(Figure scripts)
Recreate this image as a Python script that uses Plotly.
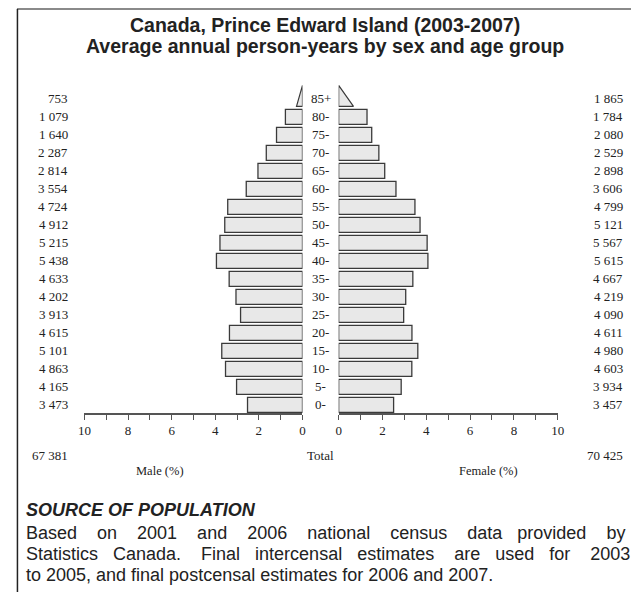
import plotly.graph_objects as go

ages = ["85+", "80-", "75-", "70-", "65-", "60-", "55-", "50-", "45-", "40-",
        "35-", "30-", "25-", "20-", "15-", "10-", "5-", "0-"]
male = [753, 1079, 1640, 2287, 2814, 3554, 4724, 4912, 5215, 5438,
        4633, 4202, 3913, 4615, 5101, 4863, 4165, 3473]
female = [1865, 1784, 2080, 2529, 2898, 3606, 4799, 5121, 5567, 5615,
          4667, 4219, 4090, 4611, 4980, 4603, 3934, 3457]
male_total = 67381
female_total = 70425
tick_vals = list(range(0, 11))
tick_text = ["0", "", "2", "", "4", "", "6", "", "8", "", "10"]

def fmt(n):
    return f"{n:,}".replace(",", " ")

grand = male_total + female_total
ages_b = ages[::-1]
male_b = male[::-1]
female_b = female[::-1]
male_pct = [v / grand * 100 for v in male_b]
female_pct = [v / grand * 100 for v in female_b]
n = len(ages_b)
idx = list(range(n))

# page has an 8px body margin: work in screenshot pixels, convert to paper
OFF = 8
W, H = 639 - OFF, 592 - OFF
def px(x):
    return (x - OFF) / W
def py(y):
    return (H - (y - OFF)) / H

BAR_FILL = "#e8e8e8"
BAR_LINE = "#3a3a3a"
SERIF = "Liberation Serif"
SANS = "Liberation Sans"
TXT = "#222"

fig = go.Figure()
fig.add_trace(go.Bar(x=male_pct[:-1], y=idx[:-1], orientation="h", width=0.83,
                     marker=dict(color=BAR_FILL, line=dict(color=BAR_LINE, width=1.3)),
                     xaxis="x", yaxis="y", showlegend=False, hoverinfo="skip"))
fig.add_trace(go.Bar(x=female_pct[:-1], y=idx[:-1], orientation="h", width=0.83,
                     marker=dict(color=BAR_FILL, line=dict(color=BAR_LINE, width=1.3)),
                     xaxis="x2", yaxis="y", showlegend=False, hoverinfo="skip"))
k = n - 1
mtop = male_pct[-1] / 2
ftop = female_pct[-1] / 2
fig.add_trace(go.Scatter(x=[0, mtop, 0, 0], y=[k + 0.75, k - 0.42, k - 0.42, k + 0.75],
                         mode="lines", fill="toself", fillcolor=BAR_FILL,
                         line=dict(color=BAR_LINE, width=1.2), xaxis="x", yaxis="y",
                         showlegend=False, hoverinfo="skip"))
fig.add_trace(go.Scatter(x=[0, ftop, 0, 0], y=[k + 0.75, k - 0.42, k - 0.42, k + 0.75],
                         mode="lines", fill="toself", fillcolor=BAR_FILL,
                         line=dict(color=BAR_LINE, width=1.2), xaxis="x2", yaxis="y",
                         showlegend=False, hoverinfo="skip"))

axis_common = dict(showgrid=False, zeroline=False, showline=True, linecolor="#555",
                   linewidth=1.5, ticks="outside", ticklen=5, tickcolor="#555",
                   tickwidth=1.2, tickvals=tick_vals, ticktext=tick_text,
                   tickfont=dict(family=SERIF, size=13, color=TXT), fixedrange=True)

fig.update_layout(
    width=W, height=H,
    margin=dict(l=0, r=0, t=0, b=0),
    paper_bgcolor="white", plot_bgcolor="white",
    barmode="overlay",
    xaxis=dict(domain=[px(79), px(302)], range=[10, 0], anchor="y", **axis_common),
    xaxis2=dict(domain=[px(339), px(563)], range=[0, 10], anchor="y", **axis_common),
    yaxis=dict(domain=[py(413), py(83)], range=[-0.45, 17.88], showgrid=False,
               zeroline=False, showline=False, showticklabels=False, ticks="",
               fixedrange=True),
)

ann = []
for i in idx:
    ann.append(dict(x=px(320.5), y=i, xref="paper", yref="y", text=ages_b[i],
                    showarrow=False, xanchor="center", yanchor="middle",
                    font=dict(family=SERIF, size=13, color=TXT)))
    ann.append(dict(x=px(64), y=i, xref="paper", yref="y", text=fmt(male_b[i]),
                    showarrow=False, xanchor="right", yanchor="middle",
                    font=dict(family=SERIF, size=13, color=TXT)))
    ann.append(dict(x=px(632), y=i, xref="paper", yref="y", text=fmt(female_b[i]),
                    showarrow=False, xanchor="right", yanchor="middle",
                    font=dict(family=SERIF, size=13, color=TXT)))

serif13 = dict(family=SERIF, size=13, color=TXT)
serif_small = dict(family=SERIF, size=12.5, color=TXT)
ann += [
    dict(x=px(64), y=py(455), xref="paper", yref="paper", text=fmt(male_total),
         showarrow=False, xanchor="right", yanchor="middle", font=serif13),
    dict(x=px(320.5), y=py(455), xref="paper", yref="paper", text="Total",
         showarrow=False, xanchor="center", yanchor="middle", font=serif13),
    dict(x=px(632), y=py(455), xref="paper", yref="paper", text=fmt(female_total),
         showarrow=False, xanchor="right", yanchor="middle", font=serif13),
    dict(x=px(156), y=py(471), xref="paper", yref="paper", text="Male (%)",
         showarrow=False, xanchor="center", yanchor="middle", font=serif_small),
    dict(x=px(492), y=py(471), xref="paper", yref="paper", text="Female (%)",
         showarrow=False, xanchor="center", yanchor="middle", font=serif_small),
    dict(x=px(325.5), y=py(25), xref="paper", yref="paper",
         text="<b>Canada, Prince Edward Island (2003-2007)</b>",
         showarrow=False, xanchor="center", yanchor="middle",
         font=dict(family=SANS, size=19.5, color=TXT)),
    dict(x=px(325.5), y=py(46), xref="paper", yref="paper",
         text="<b>Average annual person-years by sex and age group</b>",
         showarrow=False, xanchor="center", yanchor="middle",
         font=dict(family=SANS, size=19.5, color=TXT)),
    dict(x=px(17), y=py(510), xref="paper", yref="paper",
         text="<b><i>SOURCE OF POPULATION</i></b>",
         showarrow=False, xanchor="left", yanchor="middle",
         font=dict(family=SANS, size=18, color=TXT)),
]
NB = "\u00a0"
def justify(words, extra):
    out = words[0]
    for g, w in enumerate(words[1:]):
        out += " " + NB * extra[g] + w
    return out

line1 = justify("Based on 2001 and 2006 national census data provided by".split(),
                [3, 3, 3, 3, 3, 3, 3, 2, 3])
line2 = justify("Statistics Canada. Final intercensal estimates are used for 2003".split(),
                [2, 3, 2, 2, 3, 2, 2, 3, 2])
line3 = "to 2005, and final postcensal estimates for 2006 and 2007."
for j, line in enumerate([line1, line2, line3]):
    ann.append(dict(x=px(17), y=py(533 + 21 * j), xref="paper", yref="paper",
                    text=line, showarrow=False, xanchor="left", yanchor="middle",
                    font=dict(family=SANS, size=18, color=TXT)))
fig.update_layout(annotations=ann)

fig.update_layout(shapes=[
    dict(type="line", xref="paper", yref="paper", x0=px(10), x1=1, y0=py(9), y1=py(9),
         line=dict(color="#8a8a8a", width=2)),
    dict(type="line", xref="paper", yref="paper", x0=px(10.5), x1=px(10.5), y0=py(9), y1=0,
         line=dict(color=TXT, width=1.5)),
])

fig.write_html("out.html")
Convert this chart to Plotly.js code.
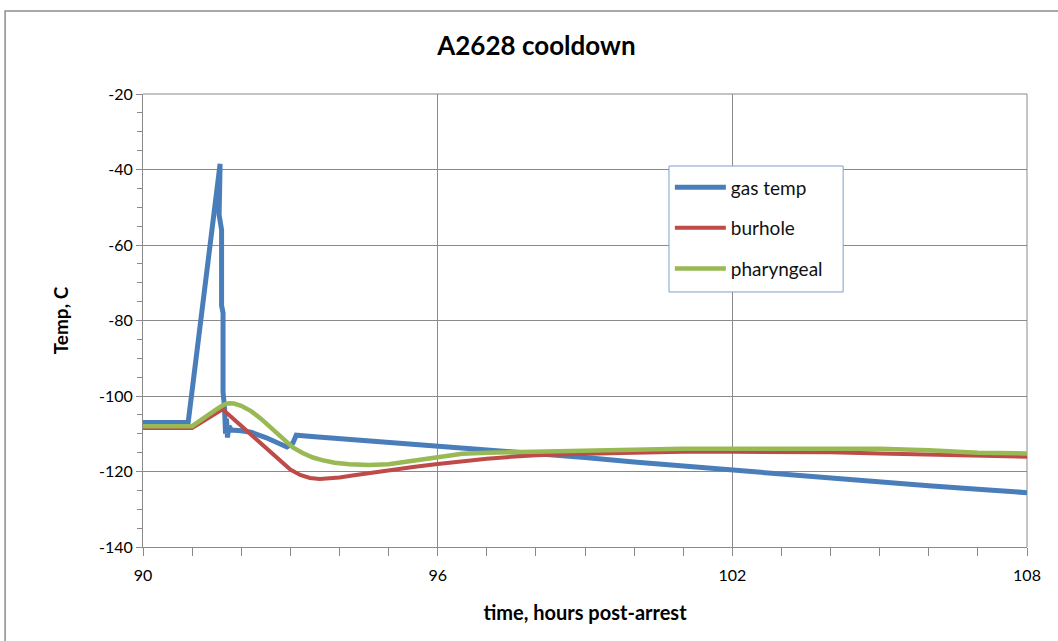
<!DOCTYPE html>
<html>
<head>
<meta charset="utf-8">
<script src="https://cdn.plot.ly/plotly-3.0.1.min.js"></script>
<style>html,body{margin:0;padding:0;background:#fff;}#chart{width:1058px;height:641px;}</style>
</head>
<body>
<div id="chart"></div>
<script>
// ---- data (hours post-arrest, temperature C) ----
const gasTime = [90, 90.92, 91.57, 91.55, 91.60, 91.60, 91.63, 91.63, 91.66, 91.68, 91.70, 91.72, 91.75, 91.8, 92.0, 92.2, 92.5, 92.75, 92.93, 93.05, 93.12, 93.5, 94, 95, 96, 97, 98, 99, 100, 101, 102, 103, 104, 105, 106, 107, 108];
const gasTemp = [-107, -107, -38.5, -52, -56, -76, -78, -99, -103, -110, -106, -111, -108, -109, -109.2, -109.6, -111, -112.5, -113.5, -112.5, -110.4, -110.8, -111.3, -112.1, -113, -114, -115.2, -116.3, -117.5, -118.6, -119.6, -120.7, -121.8, -122.9, -123.8, -124.7, -125.6];

const burTime = [90, 91.0, 91.62, 92.0, 92.5, 93.0, 93.2, 93.4, 93.6, 93.8, 94.0, 94.3, 94.6, 95, 95.5, 96, 96.5, 97, 97.5, 98, 99, 100, 101, 102, 103, 104, 105, 106, 107, 108];
const burTemp = [-108.5, -108.5, -103.5, -108, -113.8, -119.5, -120.9, -121.7, -122, -121.9, -121.6, -121.0, -120.4, -119.7, -118.8, -118, -117.2, -116.6, -116.1, -115.7, -115.3, -115, -114.8, -114.8, -114.8, -114.9, -115.2, -115.5, -115.8, -116.1];

const pharTime = [90, 91.0, 91.5, 91.65, 91.75, 91.85, 92.0, 92.2, 92.4, 92.65, 92.85, 93.05, 93.25, 93.46, 93.65, 93.9, 94.2, 94.6, 95, 95.5, 96, 96.5, 97, 98, 99, 100, 101, 102, 103, 104, 105, 106, 106.5, 107, 108];
const pharTemp = [-108, -108, -103.5, -102.3, -101.9, -102, -102.6, -104, -106, -109, -111.6, -113.6, -115.1, -116.3, -117, -117.7, -118.1, -118.3, -118.1, -117.2, -116, -115.3, -115, -114.7, -114.4, -114.1, -114, -114, -114, -113.9, -114, -114.4, -114.7, -115, -115.2];

const seriesNames = ['gas temp', 'burhole', 'pharyngeal'];
const xTickVals = [90, 96, 102, 108];
const yTickVals = [-140, -120, -100, -80, -60, -40, -20];

const FONT = 'Lato, "Open Sans", sans-serif';
const GRID = '#8a8a8a';

const traces = [
  {x: gasTime, y: gasTemp, name: seriesNames[0], legendgroup: 'a', mode: 'lines', line: {color: '#4a7ebb', width: 5}},
  {x: burTime, y: burTemp, name: seriesNames[1], legendgroup: 'b', mode: 'lines', line: {color: '#be4b48', width: 4}},
  {x: pharTime, y: pharTemp, name: seriesNames[2], legendgroup: 'c', mode: 'lines', line: {color: '#98b954', width: 4.5}}
];

const layout = {
  width: 1058, height: 641,
  margin: {l: 143, r: 31, t: 94, b: 94},
  paper_bgcolor: '#fff', plot_bgcolor: '#fff',
  font: {family: FONT, size: 16, color: '#000'},
  title: {text: '<b>A2628 cooldown</b>', font: {family: FONT, size: 26, color: '#000'}, x: 0.507, xanchor: 'center', y: 0.928, yanchor: 'middle', yref: 'container'},
  showlegend: true,
  legend: {x: 0.596, y: 0.836, xanchor: 'left', yanchor: 'top', bgcolor: 'rgba(0,0,0,0)', borderwidth: 0, tracegroupgap: 13, itemwidth: 51, font: {family: FONT, size: 19, color: '#111'}},
  xaxis: {
    range: [90, 108], tickvals: xTickVals, ticktext: xTickVals.map(String),
    showgrid: true, gridcolor: GRID, gridwidth: 1,
    showline: true, linecolor: GRID, linewidth: 1, zeroline: false,
    ticks: 'outside', ticklen: 8, tickcolor: GRID, ticklabelstandoff: 6,
    minor: {dtick: 1, ticks: 'outside', ticklen: 8, tickcolor: GRID, showgrid: false},
    tickfont: {family: FONT, size: 16, color: '#000'},
    title: {text: '<b>time, hours post-arrest</b>', font: {family: FONT, size: 20, color: '#000'}, standoff: 22}
  },
  yaxis: {
    range: [-140, -20], tickvals: yTickVals, ticktext: yTickVals.map(String),
    showgrid: true, gridcolor: GRID, gridwidth: 1,
    showline: true, linecolor: GRID, linewidth: 1, zeroline: false,
    ticks: 'outside', ticklen: 6, tickcolor: GRID,
    minor: {dtick: 5, ticks: 'outside', ticklen: 5, tickcolor: GRID, showgrid: false},
    tickfont: {family: FONT, size: 16, color: '#000'},
    title: {text: '<b>Temp, C</b>', font: {family: FONT, size: 19, color: '#000'}, standoff: 25}
  },
  shapes: [
    {type: 'rect', xref: 'paper', yref: 'paper', x0: -0.156, x1: 1.06, y0: -0.3, y1: 1.183, line: {color: '#8c8c8c', width: 1.5}, fillcolor: 'rgba(0,0,0,0)', layer: 'below'},
    {type: 'rect', xref: 'paper', yref: 'paper', x0: 0.595, x1: 0.792, y0: 0.563, y1: 0.841, line: {color: '#7ba0cd', width: 1}, fillcolor: '#fff', layer: 'above'},
    {type: 'line', xref: 'paper', yref: 'paper', x0: 1, x1: 1, y0: 0, y1: 1, line: {color: GRID, width: 1}, layer: 'below'},
    {type: 'line', xref: 'paper', yref: 'paper', x0: 0, x1: 1, y0: 1, y1: 1, line: {color: GRID, width: 1}, layer: 'below'}
  ]
};

Plotly.newPlot('chart', traces, layout, {displayModeBar: false, staticPlot: true});
</script>
</body>
</html>
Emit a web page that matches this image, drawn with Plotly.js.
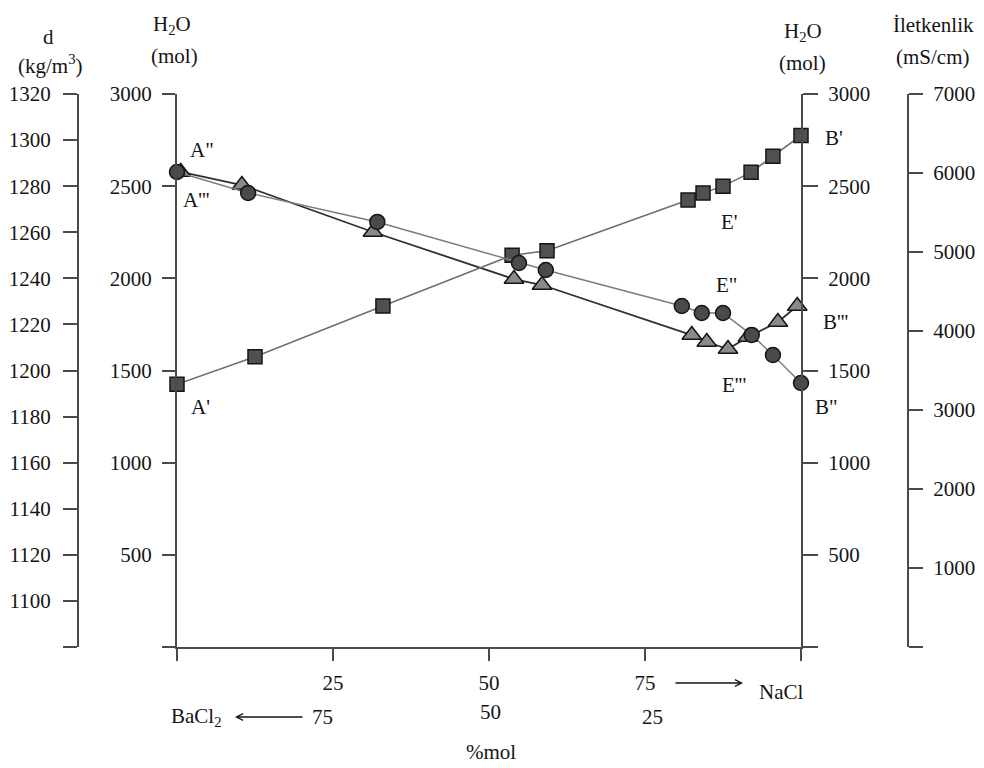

— Problem requirements —
Transcribe, leaving out pictures, each line from the one containing "Convert this chart to Plotly.js code." through the one containing "-115.5, -115.8, -116.1];".

— Written solution —
Convert this chart to Plotly.js code.
<!DOCTYPE html>
<html>
<head>
<meta charset="utf-8">
<script src="https://cdn.plot.ly/plotly-3.0.1.min.js"></script>
<style>html,body{margin:0;padding:0;background:#fff;}#chart{width:1058px;height:641px;}</style>
</head>
<body>
<div id="chart"></div>
<script>
// ---- data (hours post-arrest, temperature C) ----
const gasTime = [90, 90.92, 91.57, 91.55, 91.60, 91.60, 91.63, 91.63, 91.66, 91.68, 91.70, 91.72, 91.75, 91.8, 92.0, 92.2, 92.5, 92.75, 92.93, 93.05, 93.12, 93.5, 94, 95, 96, 97, 98, 99, 100, 101, 102, 103, 104, 105, 106, 107, 108];
const gasTemp = [-107, -107, -38.5, -52, -56, -76, -78, -99, -103, -110, -106, -111, -108, -109, -109.2, -109.6, -111, -112.5, -113.5, -112.5, -110.4, -110.8, -111.3, -112.1, -113, -114, -115.2, -116.3, -117.5, -118.6, -119.6, -120.7, -121.8, -122.9, -123.8, -124.7, -125.6];

const burTime = [90, 91.0, 91.62, 92.0, 92.5, 93.0, 93.2, 93.4, 93.6, 93.8, 94.0, 94.3, 94.6, 95, 95.5, 96, 96.5, 97, 97.5, 98, 99, 100, 101, 102, 103, 104, 105, 106, 107, 108];
const burTemp = [-108.5, -108.5, -103.5, -108, -113.8, -119.5, -120.9, -121.7, -122, -121.9, -121.6, -121.0, -120.4, -119.7, -118.8, -118, -117.2, -116.6, -116.1, -115.7, -115.3, -115, -114.8, -114.8, -114.8, -114.9, -115.2, -115.5, -115.8, -116.1];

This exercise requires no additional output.